## WHAT THE TASK REQUIRES
Return only those lines from the line containing "Emit a web page" to the line containing "const font = 'Liberation", both included, and please omit the pictures.

───

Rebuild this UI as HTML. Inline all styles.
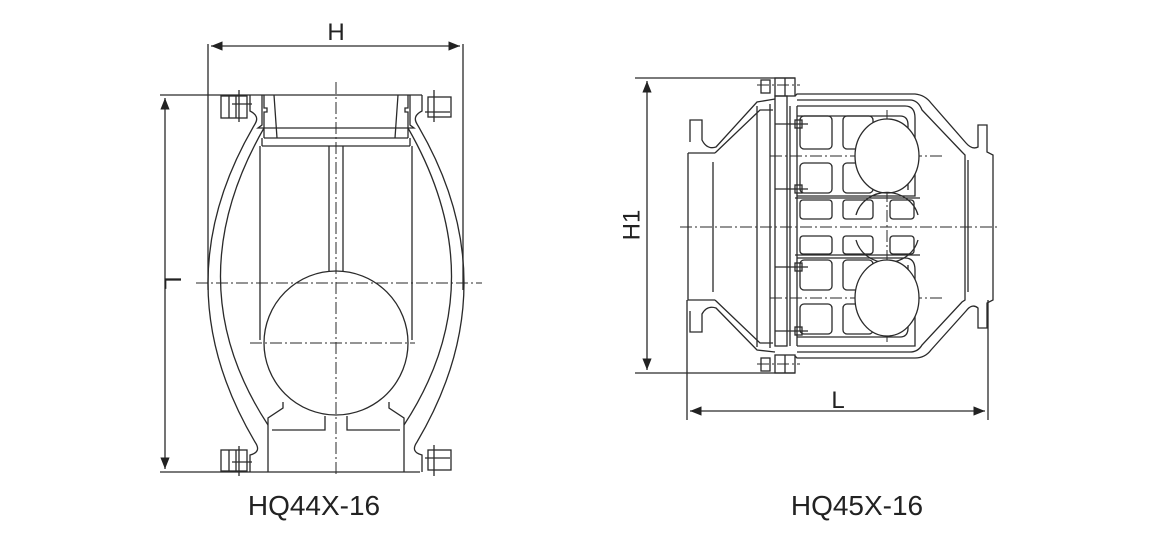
<!DOCTYPE html>
<html><head><meta charset="utf-8"><style>
html,body{margin:0;padding:0;background:#fff;}
svg{display:block;}
text{font-family:"Liberation Sans","Noto Sans CJK SC",sans-serif;fill:#222;}
</style></head><body>
<svg width="1158" height="540" viewBox="0 0 1158 540" xmlns="http://www.w3.org/2000/svg">
<defs>
<marker id="a" viewBox="0 0 10 10" refX="10" refY="5" markerWidth="9" markerHeight="9" orient="auto-start-reverse"><path d="M0,1 L10,5 L0,9 z" fill="#222"/></marker>
</defs>
<g fill="none" stroke="#2a2a2a" stroke-width="1.3">
<line x1="208" y1="44" x2="208" y2="290"/>
<line x1="463" y1="44" x2="463" y2="290"/>
<line x1="211" y1="46" x2="460" y2="46" marker-start="url(#a)" marker-end="url(#a)"/>
<line x1="160" y1="95" x2="422" y2="95"/>
<line x1="160" y1="472" x2="420" y2="472"/>
<line x1="165" y1="98" x2="165" y2="469" marker-start="url(#a)" marker-end="url(#a)"/>
<g stroke-dasharray="12 3 2 3" stroke-width="1">
<line x1="336" y1="82" x2="336" y2="476"/>
<line x1="196" y1="283" x2="482" y2="283"/>
<line x1="250" y1="343" x2="415" y2="343"/>
</g>
<path d="M250,95 L250,111 Q260,116 255,124 Q161,283 255,442 Q262,452 250,455 L250,472"/>
<path d="M422,95 L422,111 Q412,116 417,124 Q511,283 417,442 Q410,452 422,455 L422,472"/>
<path d="M264,128 Q175,283 268,425"/>
<path d="M408,128 Q497,283 404,425"/>
<path d="M262,95 L262,125 L258,128 L414,128 L410,125 L410,95"/>
<path d="M264,95 L264,108 L267,108 L267,112 L264,112 L264,138"/>
<path d="M408,95 L408,108 L405,108 L405,112 L408,112 L408,138"/>
<path d="M274,95 L277,138 M398,95 L395,138"/>
<line x1="264" y1="138" x2="408" y2="138"/>
<line x1="262" y1="146" x2="410" y2="146"/>
<path d="M262,138 L262,146 M410,138 L410,146"/>
<line x1="260" y1="146" x2="260" y2="340"/>
<line x1="412" y1="146" x2="412" y2="340"/>
<path d="M329,146 L329,272 M343,146 L343,272"/>
<circle cx="336" cy="343" r="72"/>
<path d="M283,402 L283,408 L268,418 L268,472"/>
<path d="M389,402 L389,408 L404,418 L404,472"/>
<path d="M325,416 L325,430 L272,430 M347,416 L347,430 L400,430"/>
<rect x="221" y="96" width="26" height="22"/>
<path d="M229,96 L229,118 M236,96 L236,118 M239,90 L239,122 M232,104 L252,104"/>
<rect x="221" y="450" width="26" height="21"/>
<path d="M229,450 L229,471 M236,450 L236,471 M239,446 L239,476 M232,462 L252,462"/>
<rect x="428" y="97" width="23" height="20"/>
<path d="M434,90 L434,122 M425,112 L450,112"/>
<rect x="428" y="450" width="23" height="20"/>
<path d="M434,445 L434,476 M425,458 L450,458"/>

<line x1="635" y1="78" x2="795" y2="78"/>
<line x1="635" y1="373" x2="795" y2="373"/>
<line x1="647" y1="81" x2="647" y2="370" marker-start="url(#a)" marker-end="url(#a)"/>
<line x1="687" y1="300" x2="687" y2="420"/>
<line x1="988" y1="300" x2="988" y2="420"/>
<line x1="690" y1="411" x2="985" y2="411" marker-start="url(#a)" marker-end="url(#a)"/>
<g stroke-dasharray="12 3 2 3" stroke-width="1">
<line x1="680" y1="227" x2="1000" y2="227"/>
<line x1="770" y1="156" x2="945" y2="156"/>
<line x1="770" y1="298" x2="945" y2="298"/>
<line x1="887" y1="110" x2="887" y2="345"/>
<line x1="757" y1="85" x2="800" y2="85"/>
<line x1="757" y1="364" x2="800" y2="364"/>
</g>
<path d="M688,153 L688,300 L715,300"/>
<path d="M688,153 L715,153"/>
<path d="M690,142 L690,120 L702,120 L702,140 Q707,150 716,147 L757,102 L775,99"/>
<path d="M690,311 L690,332 L702,332 L702,314 Q707,305 716,308 L757,350 L775,352"/>
<path d="M715,153 L760,110 L773,110 M715,300 L760,343 L773,343"/>
<line x1="713" y1="162" x2="713" y2="292"/>
<line x1="757" y1="106" x2="757" y2="347"/>
<line x1="770" y1="104" x2="770" y2="348"/>
<rect x="775" y="96" width="12" height="250"/>
<rect x="775" y="78" width="20" height="18"/>
<rect x="775" y="355" width="20" height="18"/>
<rect x="761" y="80" width="9" height="13"/>
<rect x="761" y="358" width="9" height="13"/>
<path d="M785,78 L785,96 M785,355 L785,373"/>
<path d="M795,96 L797,94 L915,94 Q925,95 931,103 L966,143 Q972,150 978,147 L978,125 L987,125 L987,152 L993,155 L993,300 L987,303 L987,328 L978,328 L978,308 Q972,303 966,311 L931,350 Q925,358 915,358 L797,358 L795,356"/>
<path d="M797,100 L910,100 Q918,100 922,110 L962,152 L965,155 L965,300 L962,302 L922,345 Q918,352 910,352 L797,352"/>
<line x1="968" y1="160" x2="968" y2="292"/>
<path d="M797,106 L905,106 Q915,106 915,118 L915,196 L797,196"/>
<path d="M797,116 L900,116 Q908,116 908,125 L908,190"/>
<path d="M797,258 L905,258 Q915,258 915,270 L915,346 L797,346"/>
<path d="M797,337 L900,337 Q908,337 908,328 L908,265"/>
<path d="M795,198 L920,198 M795,255 L920,255"/>
<path d="M790,106 L790,346 M797,106 L797,346"/>
<g>
<rect x="800" y="116" width="32" height="33" rx="4"/>
<rect x="843" y="116" width="30" height="33" rx="4"/>
<rect x="800" y="163" width="32" height="30" rx="4"/>
<rect x="843" y="163" width="30" height="30" rx="4"/>
<rect x="800" y="200" width="32" height="19" rx="3"/>
<rect x="843" y="200" width="30" height="19" rx="3"/>
<rect x="890" y="200" width="24" height="19" rx="3"/>
<rect x="800" y="236" width="32" height="18" rx="3"/>
<rect x="843" y="236" width="30" height="18" rx="3"/>
<rect x="890" y="236" width="24" height="18" rx="3"/>
<rect x="800" y="260" width="32" height="30" rx="4"/>
<rect x="843" y="260" width="30" height="30" rx="4"/>
<rect x="800" y="304" width="32" height="30" rx="4"/>
<rect x="843" y="304" width="30" height="30" rx="4"/>
</g>
<ellipse cx="887" cy="156" rx="32" ry="37" fill="#fff"/>
<path d="M856,215 A32,30 0 0 1 918,215 M856,240 A32,30 0 0 0 918,240"/>
<ellipse cx="887" cy="298" rx="32" ry="38" fill="#fff"/>
<g>
<rect x="795" y="120" width="7" height="8"/><line x1="775" y1="124" x2="808" y2="124"/>
<rect x="795" y="185" width="7" height="8"/><line x1="775" y1="189" x2="808" y2="189"/>
<rect x="795" y="263" width="7" height="8"/><line x1="775" y1="267" x2="808" y2="267"/>
<rect x="795" y="327" width="7" height="8"/><line x1="775" y1="331" x2="808" y2="331"/>
</g>
</g>
<text x="0" y="0" font-size="24" transform="translate(172,283) rotate(90)" text-anchor="middle" dominant-baseline="central">L</text>
<text x="336" y="40" font-size="24" text-anchor="middle">H</text>
<text x="0" y="0" font-size="24" transform="translate(632,225) rotate(-90)" text-anchor="middle" dominant-baseline="central">H1</text>
<text x="838" y="408" font-size="24" text-anchor="middle">L</text>
<text x="314" y="515" font-size="28" text-anchor="middle">HQ44X-16</text>
<text x="857" y="515" font-size="28" text-anchor="middle">HQ45X-16</text>
</svg>
</body></html>
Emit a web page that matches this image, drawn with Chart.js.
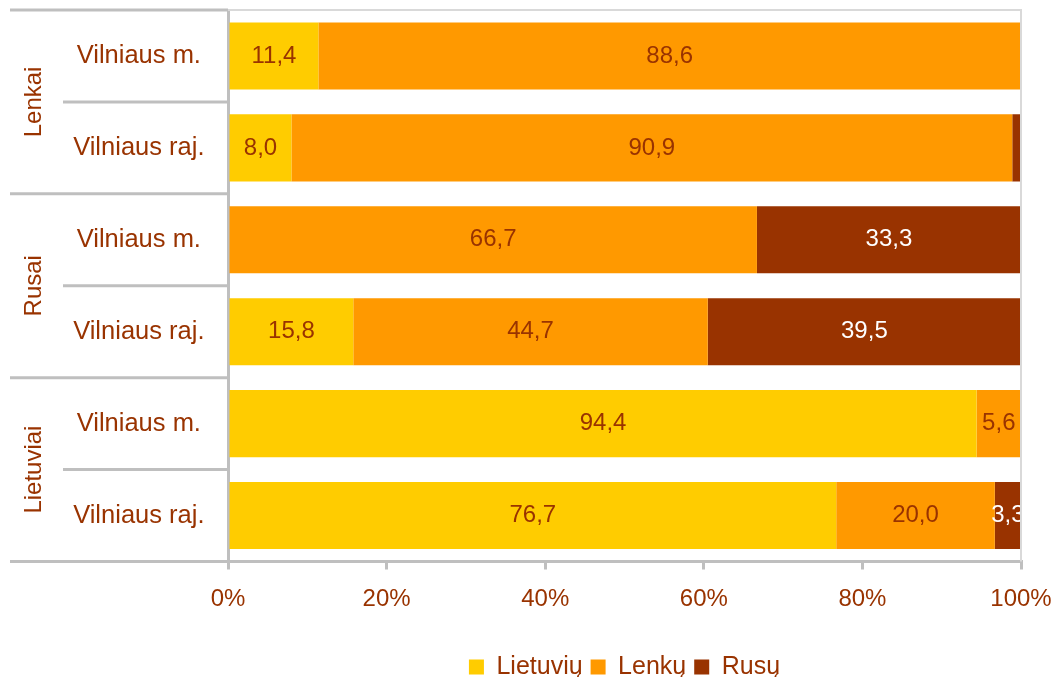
<!DOCTYPE html>
<html>
<head>
<meta charset="utf-8">
<script src="https://cdn.jsdelivr.net/npm/chart.js@4"></script>
<style>
    html, body { margin: 0; padding: 0; background: #fff; }
    #wrap { width: 1059px; height: 677px; }
</style>
</head>
<body>
<div id="wrap"><canvas id="chart"></canvas></div>
<script>
// Chart data
const groups = ['Lenkai', 'Rusai', 'Lietuviai'];
const rows = ['Vilniaus m.', 'Vilniaus raj.', 'Vilniaus m.', 'Vilniaus raj.', 'Vilniaus m.', 'Vilniaus raj.'];
const lietuviu = [11.4, 8.0, 0, 15.8, 94.4, 76.7];
const lenku = [88.6, 90.9, 66.7, 44.7, 5.6, 20.0];
const rusu = [0, 1.1, 33.3, 39.5, 0, 3.3];
const xTicks = [0, 20, 40, 60, 80, 100];

const brown = '#993300';
const lineGray = '#bfbfbf';
const font = 'Liberation Sans, Arial, sans-serif';

// Value labels in the middle of each segment
const valueLabels = {
    id: 'valueLabels',
    afterDatasetsDraw(chart) {
        const ctx = chart.ctx;
        ctx.save();
        ctx.font = '24px ' + font;
        ctx.textAlign = 'center';
        ctx.textBaseline = 'middle';
        chart.data.datasets.forEach(function(ds, di) {
            const meta = chart.getDatasetMeta(di);
            meta.data.forEach(function(bar, i) {
                const v = ds.data[i];
                if (v < 2) return;
                const x = (bar.x + bar.base) / 2;
                ctx.fillStyle = di === 2 ? '#ffffff' : brown;
                ctx.fillText(v.toFixed(1).replace('.', ','), x, bar.y);
            });
        });
        ctx.restore();
    }
};

// Group labels and separator lines on the left, thin frame top/right
const groupAxis = {
    id: 'groupAxis',
    afterDraw(chart) {
        const ctx = chart.ctx;
        const area = chart.chartArea;
        const y = chart.scales.y;
        const pitch = y.getPixelForValue(1) - y.getPixelForValue(0);
        ctx.save();
        ctx.strokeStyle = '#d9d9d9';
        ctx.lineWidth = 2;
        ctx.beginPath();
        ctx.moveTo(area.left, area.top);
        ctx.lineTo(area.right, area.top);
        ctx.lineTo(area.right, area.bottom);
        ctx.stroke();

        ctx.strokeStyle = lineGray;
        ctx.lineWidth = 3;
        for (let i = 0; i <= rows.length; i++) {
            const py = y.getPixelForValue(i) - pitch / 2;
            const x0 = i % 2 === 0 ? 10 : 63;
            ctx.beginPath();
            ctx.moveTo(x0, py);
            ctx.lineTo(area.left, py);
            ctx.stroke();
        }

        ctx.fillStyle = brown;
        ctx.font = '24px ' + font;
        ctx.textAlign = 'center';
        ctx.textBaseline = 'middle';
        groups.forEach(function(g, gi) {
            const cy = (y.getPixelForValue(gi * 2) + y.getPixelForValue(gi * 2 + 1)) / 2;
            ctx.save();
            ctx.translate(34, cy);
            ctx.rotate(-Math.PI / 2);
            ctx.fillText(g, 0, 0);
            ctx.restore();
        });
        ctx.restore();
    }
};

new Chart(document.getElementById('chart'), {
    type: 'bar',
    data: {
        labels: rows,
        datasets: [
            { label: 'Lietuvių', data: lietuviu, backgroundColor: '#ffcc00' },
            { label: 'Lenkų', data: lenku, backgroundColor: '#ff9900' },
            { label: 'Rusų', data: rusu, backgroundColor: '#993300' }
        ]
    },
    options: {
        indexAxis: 'y',
        responsive: true,
        maintainAspectRatio: false,
        animation: false,
        datasets: {
            bar: { categoryPercentage: 1, barPercentage: 0.73, borderWidth: 0 }
        },
        layout: { padding: { top: 10, right: 38, bottom: -12.5, left: 10 } },
        scales: {
            x: {
                stacked: true,
                min: 0,
                max: 100,
                afterBuildTicks: function(scale) {
                    scale.ticks = xTicks.map(function(v) { return { value: v }; });
                },
                afterFit: function(scale) {
                    scale.height = 85;
                    scale.paddingLeft = 0;
                    scale.paddingRight = 0;
                },
                grid: { drawOnChartArea: false, drawTicks: true, tickLength: 8, color: lineGray, lineWidth: 3 },
                border: { color: lineGray, width: 3 },
                ticks: {
                    color: brown,
                    font: { family: font, size: 24 },
                    padding: 15,
                    callback: function(v) { return v + '%'; }
                }
            },
            y: {
                stacked: true,
                afterFit: function(scale) {
                    scale.width = 218;
                    scale.paddingTop = 0;
                    scale.paddingBottom = 0;
                },
                grid: { display: false, drawTicks: false },
                border: { color: lineGray, width: 3 },
                ticks: {
                    color: brown,
                    font: { family: font, size: 25.5 },
                    crossAlign: 'center',
                    padding: 23.5
                }
            }
        },
        plugins: {
            legend: {
                position: 'bottom',
                fullSize: false,
                labels: {
                    color: brown,
                    font: { family: font, size: 25 },
                    boxWidth: 15,
                    boxHeight: 15,
                    padding: 8
                }
            },
            tooltip: { enabled: false }
        }
    },
    plugins: [valueLabels, groupAxis]
});
</script>
</body>
</html>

───

## RESPONSE BELOW
Emit a web page that matches this image, drawn with Chart.js.
<!DOCTYPE html>
<html>
<head>
<meta charset="utf-8">
<script src="https://cdn.jsdelivr.net/npm/chart.js@4"></script>
<style>
    html, body { margin: 0; padding: 0; background: #fff; }
    #wrap { width: 1059px; height: 677px; }
</style>
</head>
<body>
<div id="wrap"><canvas id="chart"></canvas></div>
<script>
// Chart data
const groups = ['Lenkai', 'Rusai', 'Lietuviai'];
const rows = ['Vilniaus m.', 'Vilniaus raj.', 'Vilniaus m.', 'Vilniaus raj.', 'Vilniaus m.', 'Vilniaus raj.'];
const lietuviu = [11.4, 8.0, 0, 15.8, 94.4, 76.7];
const lenku = [88.6, 90.9, 66.7, 44.7, 5.6, 20.0];
const rusu = [0, 1.1, 33.3, 39.5, 0, 3.3];
const xTicks = [0, 20, 40, 60, 80, 100];

const brown = '#993300';
const lineGray = '#bfbfbf';
const font = 'Liberation Sans, Arial, sans-serif';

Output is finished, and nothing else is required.